I’m still trying to optimize a real time application that uses quite a lot of unique kernels each ‘frame’ of this app - and I can never seem to get the performance I see in the profiler, in my real application.
For example, I have a list sorting kernel - which takes ~6us GPU time (~17us CPU time) in the profiler - but in my real application it takes 600-700us!!! (which is literally over 100 times slower!!!).

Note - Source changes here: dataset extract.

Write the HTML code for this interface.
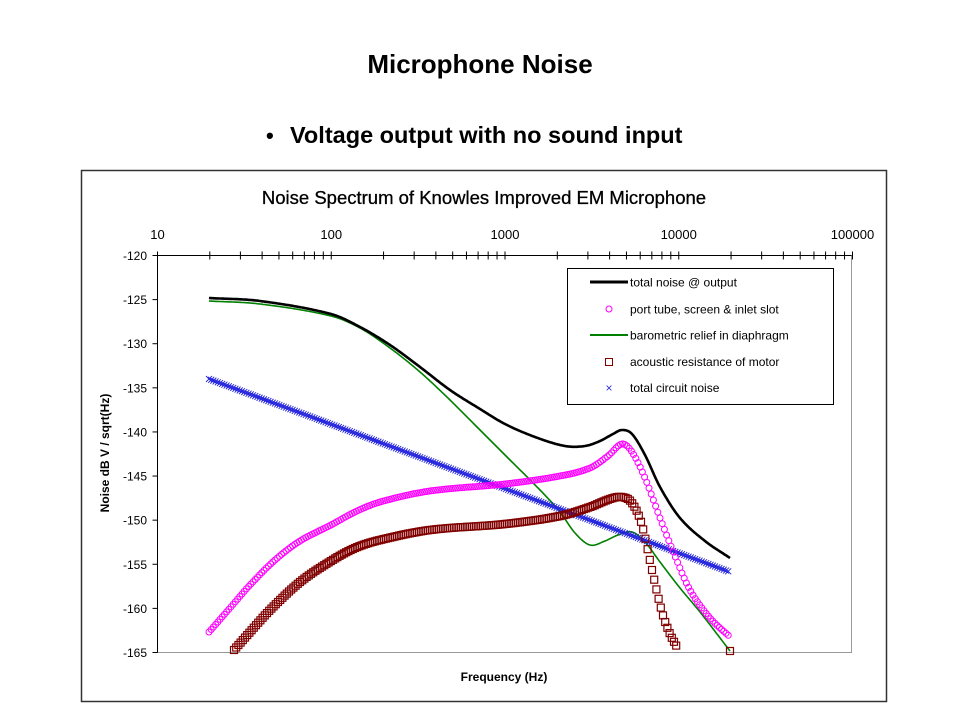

Note: the 600us is just launching/executing the kernel, it doesn’t include pushing/popping the CUDA context, setting up parameters, etc.
I’m synchronizing before I even begin setting up the kernel, to make sure there’s no overhead from any previous kernels screwing with the performance of the kernel… I also synchronize before I record the timer start event (eg: before launching the kernel), and before I record the timer stop event (eg: after I launch the kernel) - and I get the timings I reported above (real app = 600us just for launching kernel, profiler = 6us GPU, 17us CPU).
I have similar performance differences between the profiler and my real application in all of my kernels (this is the most extreme I’m aware of though).
Any ideas what could cause my real application to be so much slower than in my test harness I run the profiler on? (note: I can’t actually use the profiler on my real time application - 1) it doesn’t record data properly, 2) there’s no reliable way to get a recording of all kernel executions).
Running on Windows XP 32bit, 181.20 drivers - CUDA 2.1.
Edit: I managed to change our demo a bit so it would run in the profiler - and the profiler still gives completely different results relative to what I recorded with CUDA’s events, and my own precision timing code - the profiler saying nice happy things like 20us, the CUDA events and my own timers both telling me 600us+…
Second Edit: Going over some rather longer performance timing logs - in one case I have a GPU time of 45us, but a CPU time of 6.709ms… over 140 times slower than when run stand-alone in an isolated test harness, where I get a reliable CPU time of about 80-100us.